BEGIN Provided data

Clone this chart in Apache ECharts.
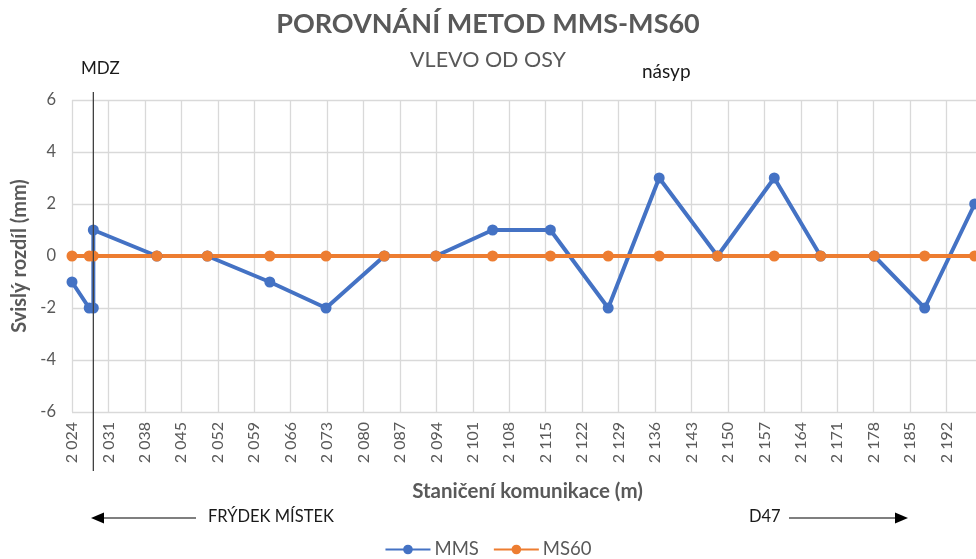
<!DOCTYPE html>
<html>
<head>
<meta charset="utf-8">
<script src="https://cdn.jsdelivr.net/npm/echarts@6/dist/echarts.min.js"></script>
<style>html,body{margin:0;padding:0;background:#fff}#c{width:976px;height:559px}</style>
</head>
<body>
<div id="c"></div>
<script>
const mmsX = [2024, 2027.3, 2028.1, 2028.1, 2040.3, 2050, 2062, 2072.8, 2084, 2093.9, 2104.8, 2115.9, 2127, 2136.8, 2148, 2158.9, 2167.8, 2178.1, 2187.8, 2197.4];
const mmsY = [-1, -2, -2, 1, 0, 0, -1, -2, 0, 0, 1, 1, -2, 3, 0, 3, 0, 0, -2, 2];
const ms60X = [2024, 2027.3, 2028.1, 2040.3, 2050, 2062, 2072.8, 2084, 2093.9, 2104.8, 2115.9, 2127, 2136.8, 2148, 2158.9, 2167.8, 2178.1, 2187.8, 2197.4];
const ms60Y = [0, 0, 0, 0, 0, 0, 0, 0, 0, 0, 0, 0, 0, 0, 0, 0, 0, 0, 0];
const mdzStation = 2028.1;
const xMin = 2024, xMax = 2199, xStep = 7;
const yMin = -6, yMax = 6, yStep = 2;

const FONT = 'Lato';
const GRAY = '#595959';
const chart = echarts.init(document.getElementById('c'));
const fmt = v => String(v).replace(/\B(?=(\d{3})+(?!\d))/g, ' ');
const pair = (xs, ys) => xs.map((x, i) => [x, ys[i]]);

chart.setOption({
  animation: false,
  textStyle: { fontFamily: FONT },
  title: [
    { text: 'POROVNÁNÍ METOD MMS-MS60', left: 'center', top: 6,
      textStyle: { fontFamily: FONT, fontSize: 27, fontWeight: 'bold', color: GRAY } },
    { text: 'VLEVO OD OSY', left: 'center', top: 44,
      textStyle: { fontFamily: FONT, fontSize: 21.5, fontWeight: 'normal', color: GRAY } }
  ],
  grid: { left: 72, right: -7, top: 100, bottom: 147, containLabel: false, outerBoundsMode: 'none' },
  legend: {
    top: 535, left: 'center', itemWidth: 45, itemHeight: 12, itemGap: 14,
    textStyle: { fontFamily: FONT, fontSize: 18.5, color: GRAY, padding: [0, 0, 0, -1] },
    data: ['MMS', 'MS60']
  },
  xAxis: {
    type: 'value', min: xMin, max: xMax, interval: xStep,
    name: 'Staničení komunikace (m)', nameLocation: 'middle', nameGap: 69,
    nameTextStyle: { fontFamily: FONT, fontSize: 20.5, fontWeight: 'bold', color: GRAY },
    axisLine: { show: true, lineStyle: { color: '#D9D9D9', width: 1 } },
    axisTick: { show: false },
    axisLabel: { rotate: 90, fontFamily: FONT, fontSize: 16, color: GRAY, margin: 10, formatter: fmt,
      showMinLabel: true, showMaxLabel: true },
    splitLine: { show: true, lineStyle: { color: '#D9D9D9', width: 1.3 } }
  },
  yAxis: {
    type: 'value', min: yMin, max: yMax, interval: yStep,
    name: 'Svislý rozdíl (mm)', nameLocation: 'middle', nameGap: 42,
    nameTextStyle: { fontFamily: FONT, fontSize: 20, fontWeight: 'bold', color: GRAY },
    axisLine: { show: false }, axisTick: { show: false },
    axisLabel: { fontFamily: FONT, fontSize: 16.5, color: GRAY, margin: 16 },
    splitLine: { show: true, lineStyle: { color: '#D9D9D9', width: 1.3 } }
  },
  series: [
    { name: 'MMS', type: 'line', data: pair(mmsX, mmsY), symbol: 'circle', symbolSize: 11,
      itemStyle: { color: '#4472C4' }, lineStyle: { color: '#4472C4', width: 4 } },
    { name: 'MS60', type: 'line', data: pair(ms60X, ms60Y), symbol: 'circle', symbolSize: 11,
      itemStyle: { color: '#ED7D31' }, lineStyle: { color: '#ED7D31', width: 4 } }
  ]
});

const mx = chart.convertToPixel({ xAxisIndex: 0 }, mdzStation);
chart.setOption({
  graphic: [
    { type: 'line', shape: { x1: mx, y1: 92, x2: mx, y2: 471 }, style: { stroke: '#404040', lineWidth: 1.3 }, z: 100 },
    { type: 'text', left: 81, top: 60, style: { text: 'MDZ', font: '17px Lato', fill: '#1a1a1a' } },
    { type: 'text', left: 642, top: 62, style: { text: 'násyp', font: '19px Lato', fill: '#1a1a1a' } },
    { type: 'line', shape: { x1: 100, y1: 518, x2: 196, y2: 518 }, style: { stroke: '#000', lineWidth: 1.2 } },
    { type: 'polygon', shape: { points: [[91, 518], [104, 512.5], [104, 523.5]] }, style: { fill: '#000' } },
    { type: 'text', left: 208, top: 508, style: { text: 'FRÝDEK MÍSTEK', font: '16.5px Lato', fill: '#1a1a1a' } },
    { type: 'text', left: 749, top: 508, style: { text: 'D47', font: '16.5px Lato', fill: '#1a1a1a' } },
    { type: 'line', shape: { x1: 789, y1: 518, x2: 898, y2: 518 }, style: { stroke: '#000', lineWidth: 1.2 } },
    { type: 'polygon', shape: { points: [[908, 518], [895, 512.5], [895, 523.5]] }, style: { fill: '#000' } }
  ]
});
</script>
</body>
</html>
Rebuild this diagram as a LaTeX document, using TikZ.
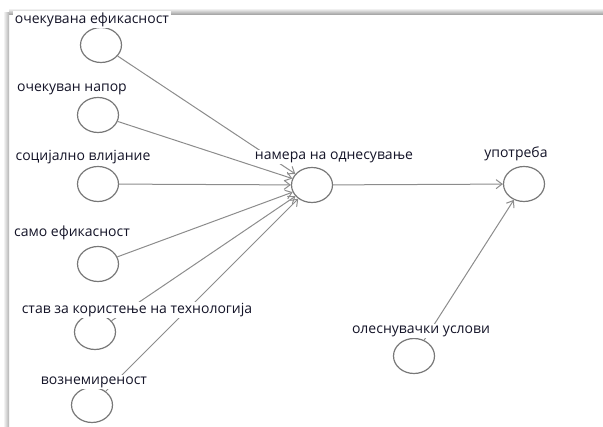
\documentclass[tikz,border=0pt]{standalone}
\usepackage{fontspec}
\setmainfont{Open Sans}
\usetikzlibrary{shapes.geometric,arrows.meta}
\definecolor{ringgray}{RGB}{120,120,120}
\definecolor{linegray}{RGB}{140,140,140}
\definecolor{textnavy}{RGB}{20,20,40}

\begin{document}
\begin{tikzpicture}[x=1pt,y=-1pt,
    construct/.style={ellipse,draw=ringgray,line width=1.2pt,minimum width=41pt,minimum height=35pt,inner sep=0pt},
    link/.style={draw=linegray,line width=1pt,-{Straight Barb[length=6pt,width=9pt]}},
    lbl/.style={fill=white,text=textnavy,font=\fontsize{14}{16}\selectfont,inner sep=1.5pt}
]
\useasboundingbox (0,0) rectangle (603,427);
% frame shadow
\shade[top color=white,bottom color=black!40] (9,8) rectangle (603,15);
\shade[left color=white,right color=black!30] (3,13) rectangle (9,427);

% constructs
\node[construct] (eff) at (101,45) {};
\node[construct] (effort) at (98,115) {};
\node[construct] (social) at (98,184) {};
\node[construct] (selfeff) at (98,264) {};
\node[construct] (attit) at (95,332) {};
\node[construct] (anx) at (92,405) {};
\node[construct] (intent) at (312,185) {};
\node[construct] (usage) at (524,184) {};
\node[construct] (facil) at (414,356) {};

% paths
\foreach \n in {eff,effort,social,selfeff,attit,anx}
    \draw[link] (\n) -- (intent);
\draw[link] (intent) -- (usage);
\draw[link] (facil) -- (usage);

% labels
\node[lbl] (effL) at (92,20) {очекувана ефикасност};
\node[lbl] (effortL) at (72,89) {очекуван напор};
\node[lbl] (socialL) at (83,157) {социјално влијание};
\node[lbl] (selfeffL) at (72,233) {само ефикасност};
\node[lbl] (attitL) at (137,310) {став за користење на технологија};
\node[lbl] (anxL) at (94,382) {вознемиреност};
\node[lbl] (intentL) at (334,157) {намера на однесување};
\node[lbl] (usageL) at (516,154) {употреба};
\node[lbl] (facilL) at (421,331) {олеснувачки услови};
\end{tikzpicture}
\end{document}
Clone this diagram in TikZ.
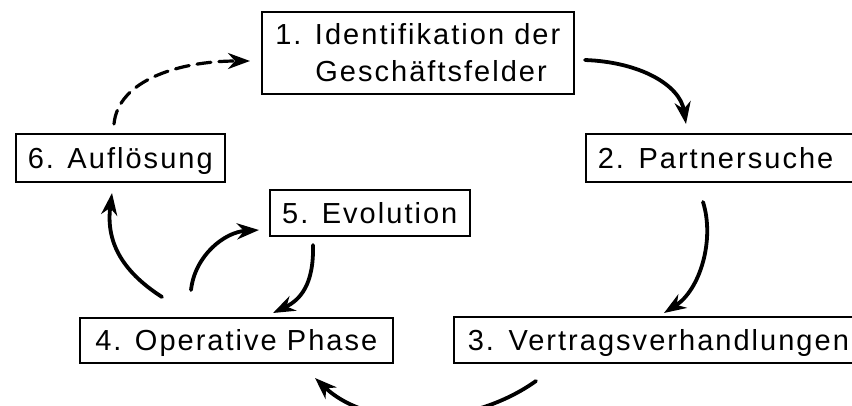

END Provided data

▸ **Short exercise**
Copy out each line word for word, please, skipping the images.

▸ **Exercise result**
Clone this chart in Apache ECharts.
<!DOCTYPE html>
<html>
<head>
<meta charset="utf-8">
<script src="https://cdn.jsdelivr.net/npm/echarts@6/dist/echarts.min.js"></script>
<style>html,body{margin:0;padding:0;background:#fff}#c{width:976px;height:559px}</style>
</head>
<body>
<div id="c"></div>
<script>
const mmsX = [2024, 2027.3, 2028.1, 2028.1, 2040.3, 2050, 2062, 2072.8, 2084, 2093.9, 2104.8, 2115.9, 2127, 2136.8, 2148, 2158.9, 2167.8, 2178.1, 2187.8, 2197.4];
const mmsY = [-1, -2, -2, 1, 0, 0, -1, -2, 0, 0, 1, 1, -2, 3, 0, 3, 0, 0, -2, 2];
const ms60X = [2024, 2027.3, 2028.1, 2040.3, 2050, 2062, 2072.8, 2084, 2093.9, 2104.8, 2115.9, 2127, 2136.8, 2148, 2158.9, 2167.8, 2178.1, 2187.8, 2197.4];
const ms60Y = [0, 0, 0, 0, 0, 0, 0, 0, 0, 0, 0, 0, 0, 0, 0, 0, 0, 0, 0];
const mdzStation = 2028.1;
const xMin = 2024, xMax = 2199, xStep = 7;
const yMin = -6, yMax = 6, yStep = 2;

const FONT = 'Lato';
const GRAY = '#595959';
const chart = echarts.init(document.getElementById('c'));
const fmt = v => String(v).replace(/\B(?=(\d{3})+(?!\d))/g, ' ');
const pair = (xs, ys) => xs.map((x, i) => [x, ys[i]]);

chart.setOption({
  animation: false,
  textStyle: { fontFamily: FONT },
  title: [
    { text: 'POROVNÁNÍ METOD MMS-MS60', left: 'center', top: 6,
      textStyle: { fontFamily: FONT, fontSize: 27, fontWeight: 'bold', color: GRAY } },
    { text: 'VLEVO OD OSY', left: 'center', top: 44,
      textStyle: { fontFamily: FONT, fontSize: 21.5, fontWeight: 'normal', color: GRAY } }
  ],
  grid: { left: 72, right: -7, top: 100, bottom: 147, containLabel: false, outerBoundsMode: 'none' },
  legend: {
    top: 535, left: 'center', itemWidth: 45, itemHeight: 12, itemGap: 14,
    textStyle: { fontFamily: FONT, fontSize: 18.5, color: GRAY, padding: [0, 0, 0, -1] },
    data: ['MMS', 'MS60']
  },
  xAxis: {
    type: 'value', min: xMin, max: xMax, interval: xStep,
    name: 'Staničení komunikace (m)', nameLocation: 'middle', nameGap: 69,
    nameTextStyle: { fontFamily: FONT, fontSize: 20.5, fontWeight: 'bold', color: GRAY },
    axisLine: { show: true, lineStyle: { color: '#D9D9D9', width: 1 } },
    axisTick: { show: false },
    axisLabel: { rotate: 90, fontFamily: FONT, fontSize: 16, color: GRAY, margin: 10, formatter: fmt,
      showMinLabel: true, showMaxLabel: true },
    splitLine: { show: true, lineStyle: { color: '#D9D9D9', width: 1.3 } }
  },
  yAxis: {
    type: 'value', min: yMin, max: yMax, interval: yStep,
    name: 'Svislý rozdíl (mm)', nameLocation: 'middle', nameGap: 42,
    nameTextStyle: { fontFamily: FONT, fontSize: 20, fontWeight: 'bold', color: GRAY },
    axisLine: { show: false }, axisTick: { show: false },
    axisLabel: { fontFamily: FONT, fontSize: 16.5, color: GRAY, margin: 16 },
    splitLine: { show: true, lineStyle: { color: '#D9D9D9', width: 1.3 } }
  },
  series: [
    { name: 'MMS', type: 'line', data: pair(mmsX, mmsY), symbol: 'circle', symbolSize: 11,
      itemStyle: { color: '#4472C4' }, lineStyle: { color: '#4472C4', width: 4 } },
    { name: 'MS60', type: 'line', data: pair(ms60X, ms60Y), symbol: 'circle', symbolSize: 11,
      itemStyle: { color: '#ED7D31' }, lineStyle: { color: '#ED7D31', width: 4 } }
  ]
});

const mx = chart.convertToPixel({ xAxisIndex: 0 }, mdzStation);
chart.setOption({
  graphic: [
    { type: 'line', shape: { x1: mx, y1: 92, x2: mx, y2: 471 }, style: { stroke: '#404040', lineWidth: 1.3 }, z: 100 },
    { type: 'text', left: 81, top: 60, style: { text: 'MDZ', font: '17px Lato', fill: '#1a1a1a' } },
    { type: 'text', left: 642, top: 62, style: { text: 'násyp', font: '19px Lato', fill: '#1a1a1a' } },
    { type: 'line', shape: { x1: 100, y1: 518, x2: 196, y2: 518 }, style: { stroke: '#000', lineWidth: 1.2 } },
    { type: 'polygon', shape: { points: [[91, 518], [104, 512.5], [104, 523.5]] }, style: { fill: '#000' } },
    { type: 'text', left: 208, top: 508, style: { text: 'FRÝDEK MÍSTEK', font: '16.5px Lato', fill: '#1a1a1a' } },
    { type: 'text', left: 749, top: 508, style: { text: 'D47', font: '16.5px Lato', fill: '#1a1a1a' } },
    { type: 'line', shape: { x1: 789, y1: 518, x2: 898, y2: 518 }, style: { stroke: '#000', lineWidth: 1.2 } },
    { type: 'polygon', shape: { points: [[908, 518], [895, 512.5], [895, 523.5]] }, style: { fill: '#000' } }
  ]
});
</script>
</body>
</html>
Rebuild this diagram as a LaTeX document, using TikZ.
\documentclass[tikz,border=0pt]{standalone}
\usepackage{fontspec}
\setmainfont{Open Sans}
\usetikzlibrary{shapes.geometric,arrows.meta}
\definecolor{ringgray}{RGB}{120,120,120}
\definecolor{linegray}{RGB}{140,140,140}
\definecolor{textnavy}{RGB}{20,20,40}

\begin{document}
\begin{tikzpicture}[x=1pt,y=-1pt,
    construct/.style={ellipse,draw=ringgray,line width=1.2pt,minimum width=41pt,minimum height=35pt,inner sep=0pt},
    link/.style={draw=linegray,line width=1pt,-{Straight Barb[length=6pt,width=9pt]}},
    lbl/.style={fill=white,text=textnavy,font=\fontsize{14}{16}\selectfont,inner sep=1.5pt}
]
\useasboundingbox (0,0) rectangle (603,427);
% frame shadow
\shade[top color=white,bottom color=black!40] (9,8) rectangle (603,15);
\shade[left color=white,right color=black!30] (3,13) rectangle (9,427);

% constructs
\node[construct] (eff) at (101,45) {};
\node[construct] (effort) at (98,115) {};
\node[construct] (social) at (98,184) {};
\node[construct] (selfeff) at (98,264) {};
\node[construct] (attit) at (95,332) {};
\node[construct] (anx) at (92,405) {};
\node[construct] (intent) at (312,185) {};
\node[construct] (usage) at (524,184) {};
\node[construct] (facil) at (414,356) {};

% paths
\foreach \n in {eff,effort,social,selfeff,attit,anx}
    \draw[link] (\n) -- (intent);
\draw[link] (intent) -- (usage);
\draw[link] (facil) -- (usage);

% labels
\node[lbl] (effL) at (92,20) {очекувана ефикасност};
\node[lbl] (effortL) at (72,89) {очекуван напор};
\node[lbl] (socialL) at (83,157) {социјално влијание};
\node[lbl] (selfeffL) at (72,233) {само ефикасност};
\node[lbl] (attitL) at (137,310) {став за користење на технологија};
\node[lbl] (anxL) at (94,382) {вознемиреност};
\node[lbl] (intentL) at (334,157) {намера на однесување};
\node[lbl] (usageL) at (516,154) {употреба};
\node[lbl] (facilL) at (421,331) {олеснувачки услови};
\end{tikzpicture}
\end{document}
Clone this diagram in TikZ.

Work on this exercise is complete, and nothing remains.